SILCO: Show a Few Images, Localize the Common Object

Tao HU Pascal Mettes Jia-Hong Huang Cees G. M. Snoek

in ICCV 2019

Abstract

Few-shot learning is a nascent research topic, motivated by the fact that traditional deep learning requires tremendous amounts of data. In this work, we propose a new task along this research direction, we call few-shot common-localization. Given a few weakly-supervised support images, we aim to localize the common object in the query image without any box annotation. This task differs from standard few-shot settings, since we aim to address the localization problem, rather than the global classification problem. To tackle this new problem, we propose a network that aims to get the most out of the support and query images. To that end, we introduce a spatial similarity module that searches the spatial commonality among the given images.

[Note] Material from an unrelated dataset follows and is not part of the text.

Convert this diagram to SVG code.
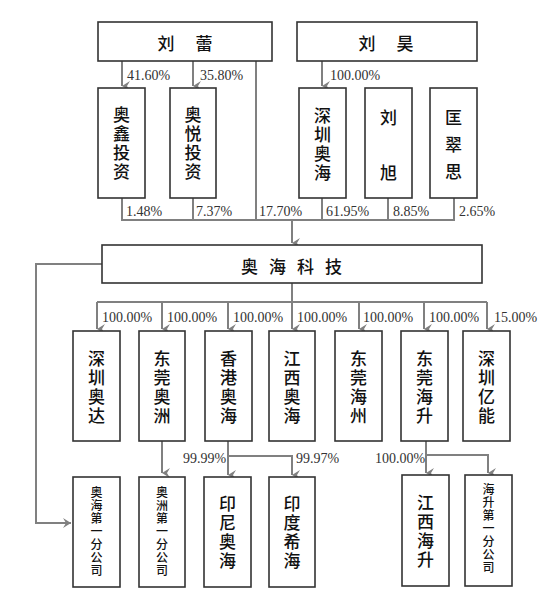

We furthermore introduce a feature reweighting module, which balances the influence of different support images through graph convolutional networks. To evaluate few-shot common-localization, we repurpose and reorganize the well-known Pascal VOC and MS-COCO datasets, as well as a video dataset from Imagenet VID. Experimental evaluation on the new settings for few-shot common-localization shows the importance of searching for spatial similarity and feature reweighting, outperforming baselines from related tasks.

Brief Description of the Problem and Method

Few-shot common-localization. Starting from a few weakly-supervised support images and a query image, we are able to localize the common object in the query image without the need for a single box annotation. Notice here, we only there is common object between support images and query image, while we don't know where and what the common object is.